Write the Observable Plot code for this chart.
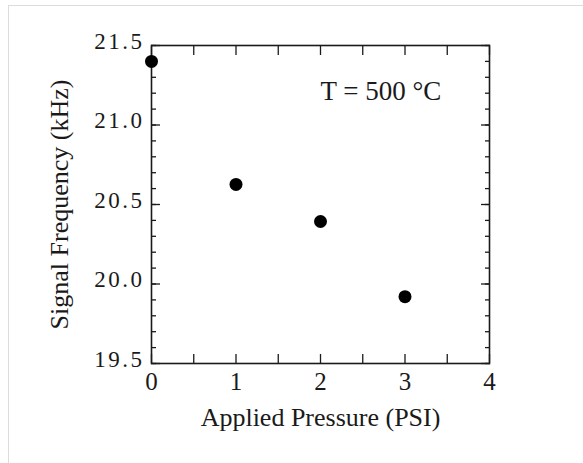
<!DOCTYPE html>
<html>
<head>
<meta charset="utf-8">
<script src="https://cdn.jsdelivr.net/npm/d3@7"></script>
<script src="https://cdn.jsdelivr.net/npm/@observablehq/plot@0.6"></script>
<style>
  html, body { margin: 0; padding: 0; background: #fff; }
  #wrap { position: relative; width: 583px; height: 463px; overflow: hidden; }
  #edge { position: absolute; left: 8px; top: 5px; right: -2px; bottom: -2px;
          border-top: 1px solid #dcdcdc; border-left: 1px solid #dcdcdc; }
  #chart { position: absolute; left: 0; top: 0; }
  g[aria-label="y-axis tick label"] text { letter-spacing: 2.5px; }
</style>
</head>
<body>
<div id="wrap"><div id="edge"></div><div id="chart"></div></div>
<script>
// Data
const pressure = [0, 1, 2, 3];                    // Applied Pressure (PSI)
const frequency = [21.40, 20.626, 20.393, 19.92]; // Signal Frequency (kHz)
const xTickLabels = [0, 1, 2, 3, 4];
const xTicks = [0, 0.5, 1, 1.5, 2, 2.5, 3, 3.5, 4];
const yTickLabels = [19.5, 20.0, 20.5, 21.0, 21.5];
const yMinorTicks = d3.range(0, 21).map(i => +(19.5 + i * 0.1).toFixed(1));
const xLabel = "Applied Pressure (PSI)";
const yLabel = "Signal Frequency (kHz)";
const note = "T = 500 °C";
const noteAt = {x: 2, y: 21.21};

const data = pressure.map((p, i) => ({p, f: frequency[i]}));
const FONT = "Liberation Serif, Times New Roman, serif";
const INK = "#1a1a1a";

const plot = Plot.plot({
  width: 583,
  height: 463,
  marginLeft: 151,
  marginRight: 94,
  marginTop: 45,
  marginBottom: 100,
  style: {fontFamily: FONT, fontSize: "22px", color: INK, background: "transparent"},
  x: {domain: [0, 4]},
  y: {domain: [19.5, 21.5]},
  marks: [
    // inward ticks
    Plot.axisX({anchor: "bottom", ticks: xTicks, tickSize: -9, tickFormat: () => "", label: null, stroke: INK, strokeWidth: 1.3}),
    Plot.axisX({anchor: "top", ticks: xTicks, tickSize: -9, tickFormat: () => "", label: null, stroke: INK, strokeWidth: 1.3}),
    Plot.axisY({anchor: "left", ticks: yMinorTicks, tickSize: -5, tickFormat: () => "", label: null, stroke: INK, strokeWidth: 1.3}),
    Plot.axisY({anchor: "right", ticks: yMinorTicks, tickSize: -5, tickFormat: () => "", label: null, stroke: INK, strokeWidth: 1.3}),
    Plot.axisY({anchor: "left", ticks: yTickLabels, tickSize: -9, tickFormat: () => "", label: null, stroke: INK, strokeWidth: 1.3}),
    Plot.axisY({anchor: "right", ticks: yTickLabels, tickSize: -9, tickFormat: () => "", label: null, stroke: INK, strokeWidth: 1.3}),
    // tick labels
    Plot.axisX({anchor: "bottom", ticks: xTickLabels, tickSize: 0, tickPadding: 9, tickFormat: d3.format("d"), label: null, fill: INK, fontSize: 25}),
    Plot.axisY({anchor: "left", ticks: yTickLabels, tickSize: 0, tickPadding: 7, dy: -4, tickFormat: d3.format(".1f"), label: null, fill: INK, fontSize: 23}),
    Plot.frame({stroke: INK, strokeWidth: 1.6}),
    Plot.dot(data, {x: "p", y: "f", r: 6.5, fill: "#000", stroke: null}),
    Plot.text([note], {x: noteAt.x, y: noteAt.y, text: d => d, textAnchor: "start", fill: INK, fontSize: 27}),
    Plot.text([xLabel], {frameAnchor: "bottom", dy: 62, text: d => d, textAnchor: "middle", fill: INK, fontSize: 26}),
    Plot.text([yLabel], {frameAnchor: "left", dx: -92, rotate: -90, text: d => d, textAnchor: "middle", fill: INK, fontSize: 26})
  ]
});
document.getElementById("chart").appendChild(plot);
</script>
</body>
</html>
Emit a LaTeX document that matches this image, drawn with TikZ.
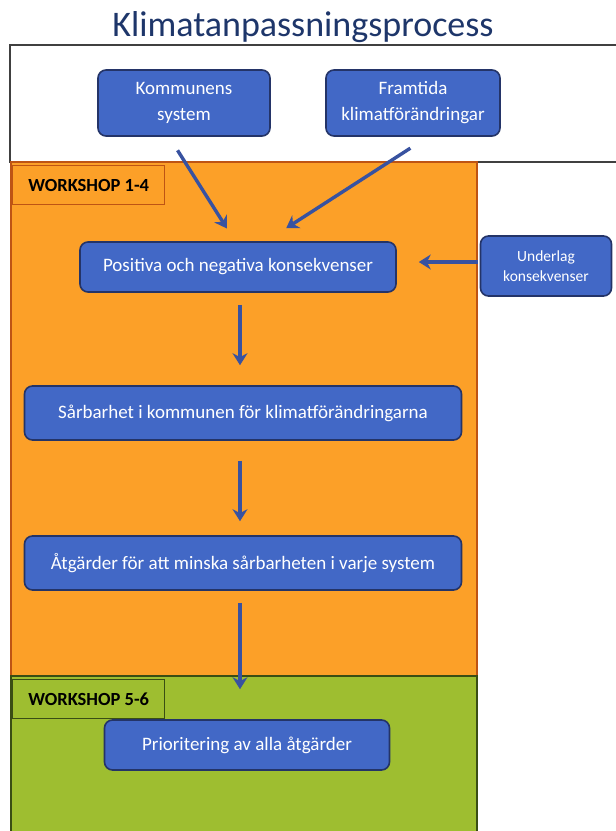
\documentclass[tikz,border=0pt]{standalone}
\usepackage{fontspec}
\setmainfont{Carlito}
\usepackage{tikz}
\usetikzlibrary{arrows.meta,calc,positioning}
\usepackage{xcolor}
\definecolor{boxblue}{RGB}{66,104,198}
\definecolor{boxline}{RGB}{36,52,104}
\definecolor{orangefill}{RGB}{252,160,40}
\definecolor{orangeline}{RGB}{190,84,20}
\definecolor{greenfill}{RGB}{158,190,48}
\definecolor{greenline}{RGB}{58,78,20}
\definecolor{titleblue}{RGB}{30,54,106}
\definecolor{arrowblue}{RGB}{56,82,160}

\begin{document}
\begin{tikzpicture}[x=1pt, y=-1pt,
  box/.style={draw=boxline, line width=1.6pt, fill=boxblue, rounded corners=8pt, text=white,
    align=center, inner sep=0pt, font=\fontsize{19}{26}\selectfont},
  tag/.style={draw, line width=1.4pt, minimum width=152pt, minimum height=39pt, inner sep=0pt,
    font=\fontsize{18.5}{20}\selectfont\bfseries},
  flow/.style={draw=arrowblue, line width=3.4pt, -{Stealth[length=12pt,width=15pt]}}]

\useasboundingbox (0,0) rectangle (616,831);

% Klimatanpassning: rubrik, ytor och steg
\node[font=\fontsize{36}{40}\selectfont, text=titleblue] (title) at (303,27) {Klimatanpassningsprocess};

\draw[line width=1.4pt, draw=black!75, fill=white] (10,45) rectangle (640,162);
\filldraw[fill=orangefill, draw=orangeline, line width=1.4pt] (11,162) rectangle (477,676);
\filldraw[fill=greenfill, draw=greenline, line width=1.4pt] (11,676) rectangle (477,850);

\node[tag, draw=orangeline, anchor=north west] (ws1) at (12,165) {WORKSHOP 1-4};
\node[tag, draw=greenline, anchor=north west] (ws5) at (12,679) {WORKSHOP 5-6};

\node[box, minimum width=172pt, minimum height=66pt] (kom) at (184,103) {Kommunens\\system};
\node[box, minimum width=174pt, minimum height=66pt] (fra) at (413,103) {Framtida\\klimatförändringar};
\node[box, minimum width=316pt, minimum height=50pt] (pos) at (238,267) {Positiva och negativa konsekvenser};
\node[box, minimum width=131pt, minimum height=60pt, font=\fontsize{15.5}{20}\selectfont] (und) at (546,266) {Underlag\\konsekvenser};
\node[box, minimum width=437pt, minimum height=54pt] (sar) at (243,413) {Sårbarhet i kommunen för klimatförändringarna};
\node[box, minimum width=437pt, minimum height=54pt] (atg) at (243,563) {Åtgärder för att minska sårbarheten i varje system};
\node[box, minimum width=285pt, minimum height=50pt] (pri) at (247,745) {Prioritering av alla åtgärder};

\draw[flow, shorten <=16pt, shorten >=15pt] ([xshift=-15pt]kom.south) -- ([xshift=-3pt]pos.north);
\draw[flow, shorten <=21pt, shorten >=24pt] ([xshift=15pt]fra.south) -- ([xshift=28pt]pos.north);
\draw[flow, shorten <=2pt, shorten >=22pt] ([yshift=4pt]und.west) -- ([yshift=4pt]und.west -| pos.east);
\draw[flow, shorten <=12pt, shorten >=20pt] ([xshift=2pt]pos.south) -- ([xshift=2pt]pos.south |- sar.north);
\draw[flow, shorten <=20pt, shorten >=14pt] ([xshift=-3pt]sar.south) -- ([xshift=-3pt]atg.north);
\draw[flow, shorten <=12pt, shorten >=30pt] ([xshift=-3pt]atg.south) -- ([xshift=-3pt]atg.south |- pri.north);

\end{tikzpicture}
\end{document}
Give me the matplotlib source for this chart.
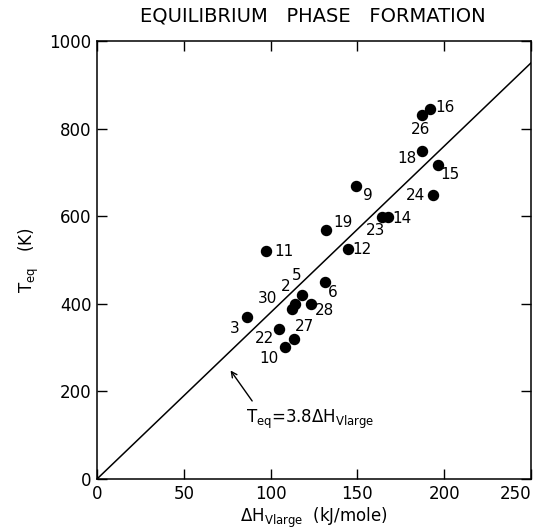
import matplotlib.pyplot as plt
import numpy as np

plt.rcParams['font.family'] = 'DejaVu Sans'
plt.rcParams['mathtext.default'] = 'regular'

# numbered compounds: dH_Vlarge (kJ/mole) and T_eq (K)
ids = ["11", "3", "30", "2", "5", "28", "6", "22", "27", "10",
       "16", "26", "18", "15", "9", "24", "14", "23", "19", "12"]
dh = [97.4, 86.4, 112.3, 114.2, 118.3, 123.1, 131.3, 105.0, 113.3, 108.3,
      191.8, 187.4, 187.4, 196.3, 149.2, 193.4, 167.4, 164.0, 132.1, 144.4]
teq = [520, 370, 388, 399, 420, 399, 450, 342, 320, 301,
       845, 830, 750, 718, 669, 648, 599, 599, 568, 524]

slope = 3.8
fit_x = np.array([0, 250])

# label offsets in points
offs = {"11": (12.7, 0), "3": (-8.6, -8.6), "30": (-17.3, 7.9),
        "2": (-7.2, 12.7), "5": (-4, 14.4), "28": (9.8, -4.6),
        "6": (5.8, -7.7), "22": (-10.8, -6.5), "27": (7.7, 8.6),
        "10": (-11.3, -7.9), "16": (10.8, 1.2), "26": (-1.4, -10.3),
        "18": (-11, -6), "15": (9.1, -7), "9": (8.9, -7.2),
        "24": (-12.5, 0), "14": (10.1, -1.7), "23": (-4.1, -10.1),
        "19": (12.2, 5.5), "12": (10.3, 0)}

fig = plt.figure(figsize=(5.41, 5.28), dpi=100)
ax = fig.add_axes([97/541, 1-479/528, 434/541, 438/528])

ax.plot(fit_x, slope*fit_x, color="black", lw=1.1)
ax.scatter(dh, teq, s=52, color="black", zorder=3)
for name, x, y in zip(ids, dh, teq):
    ax.annotate(name, (x, y), xytext=offs[name], textcoords="offset points",
                ha="center", va="center", fontsize=11)

ax.annotate("", xy=(76, 253), xytext=(90.3, 173),
            arrowprops=dict(arrowstyle="->", lw=1, color="black"))
ax.text(86, 135, r"$T_{eq}$=3.8$\Delta H_{Vlarge}$", fontsize=12,
        ha="left", va="center")

ax.set_xlim(0, 250)
ax.set_ylim(0, 1000)
ax.set_xticks(np.arange(0, 251, 50))
ax.set_yticks(np.arange(0, 1001, 200))
ax.tick_params(direction="in", length=7, width=1, top=True, right=True,
               labelsize=12, pad=4)
ax.get_xticklabels()[-1].set_horizontalalignment("right")
for sp in ax.spines.values():
    sp.set_linewidth(1.1)

ax.set_xlabel(r"$\Delta H_{Vlarge}$  (kJ/mole)", fontsize=12, labelpad=2)
ax.set_ylabel(r"$T_{eq}$   (K)", fontsize=12, labelpad=6)
fig.text(313/541, 1-16/528, "EQUILIBRIUM   PHASE   FORMATION",
         ha="center", va="center", fontsize=14)

fig.savefig("out.png", dpi=100)
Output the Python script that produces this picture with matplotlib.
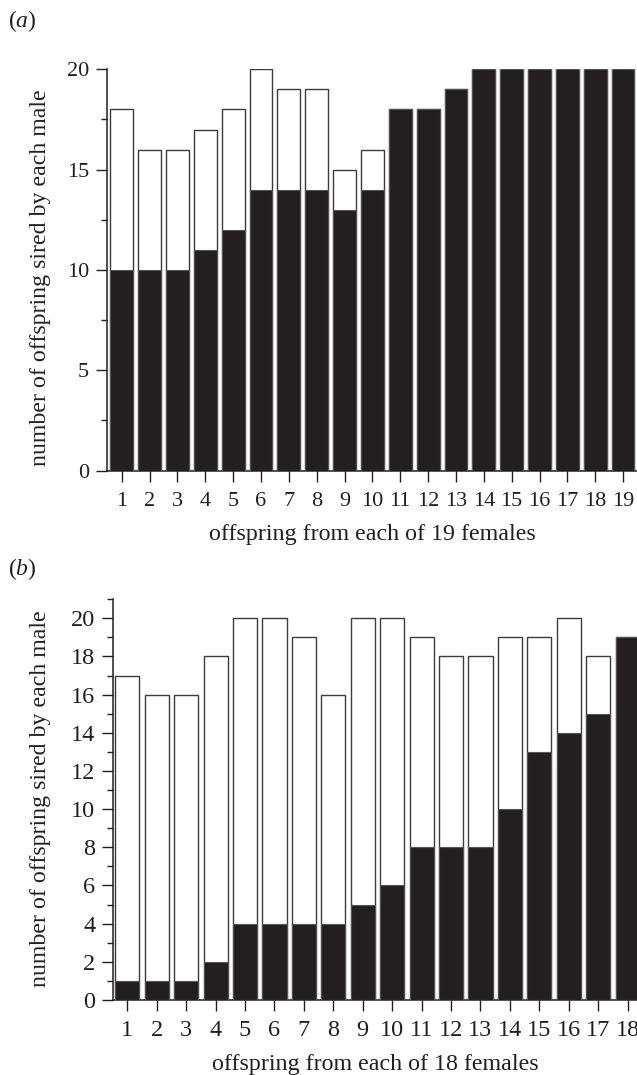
import numpy as np
import matplotlib
matplotlib.use('Agg')
import matplotlib.pyplot as plt
from matplotlib.ticker import MultipleLocator

plt.rcParams['font.family'] = ['Liberation Serif', 'DejaVu Serif']
plt.rcParams['mathtext.fontset'] = 'custom'
plt.rcParams['mathtext.rm'] = 'Liberation Serif'
plt.rcParams['mathtext.it'] = 'Liberation Serif:italic'

# panel (a): 19 females
females_a = np.arange(1, 20)
total_a = [18, 16, 16, 17, 18, 20, 19, 19, 15, 16, 18, 18, 19, 20, 20, 20, 20, 20, 20]
black_a = [10, 10, 10, 11, 12, 14, 14, 14, 13, 14, 18, 18, 19, 20, 20, 20, 20, 20, 20]

# panel (b): 18 females
females_b = np.arange(1, 19)
total_b = [17, 16, 16, 18, 20, 20, 19, 16, 20, 20, 19, 18, 18, 19, 19, 20, 18, 19]
black_b = [1, 1, 1, 2, 4, 4, 4, 4, 5, 6, 8, 8, 8, 10, 13, 14, 15, 19]

INK = '#231f20'
EDGE = '#3c3c3c'

fig = plt.figure(figsize=(6.37, 10.75), dpi=100)


def panel(ax, x, total, black, ymax, major, minor, xlim, fs, xlab, ylab_y, padx):
    ax.bar(x, total, width=0.82, color='white', edgecolor=EDGE, linewidth=1.0, zorder=2)
    ax.bar(x, black, width=0.82, color=INK, edgecolor='#555555', linewidth=0.8, zorder=3)
    ax.set_xlim(*xlim)
    ax.set_ylim(0, ymax)
    ax.set_xticks(x)
    ax.set_xticklabels([str(i) for i in x])
    ax.yaxis.set_major_locator(MultipleLocator(major))
    ax.yaxis.set_minor_locator(MultipleLocator(minor))
    for s in ['top', 'right']:
        ax.spines[s].set_visible(False)
    for s in ['left', 'bottom']:
        ax.spines[s].set_color(INK)
        ax.spines[s].set_linewidth(1.1)
    ax.tick_params(axis='y', which='major', direction='out', length=8, width=1.0,
                   color=INK, labelcolor=INK, labelsize=fs, pad=5)
    ax.tick_params(axis='y', which='minor', direction='out', length=4.5, width=1.0, color=INK)
    ax.tick_params(axis='x', which='major', direction='out', length=8, width=1.0,
                   color=INK, labelcolor=INK, labelsize=fs, pad=padx)
    ax.set_xlabel(xlab, fontsize=17.3, color=INK, labelpad=9)
    ax.set_ylabel('number of offspring sired by each male', fontsize=17.2, color=INK)
    ax.yaxis.set_label_coords(51 / 637, ylab_y, transform=fig.transFigure)


ax1 = fig.add_axes([0.1685, 0.5623, 0.8315, 0.3732])
panel(ax1, females_a, total_a, black_a, 20, 5, 2.5, (0.483, 19.5), 16,
      'offspring from each of 19 females', 1 - 278 / 1075, 7.5)

ax2 = fig.add_axes([0.1779, 0.0698, 0.8221, 0.3728])
panel(ax2, females_b, total_b, black_b, 21, 2, 1, (0.524, 18.32), 17.5,
      'offspring from each of 18 females', 1 - 799 / 1075, 6.5)

fig.text(0.012, 1 - 21 / 1075, r'($\mathit{a}$)', fontsize=17, color=INK, va='center')
fig.text(0.012, 1 - 569 / 1075, r'($\mathit{b}$)', fontsize=17, color=INK, va='center')

fig.savefig('out.png', dpi=100)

**Work to do:**
Pull every line containing "that" from the data.

**Solution to this exercise:**
Emit a LaTeX document that matches this image, drawn with TikZ.
Output the Python script that produces this picture with matplotlib.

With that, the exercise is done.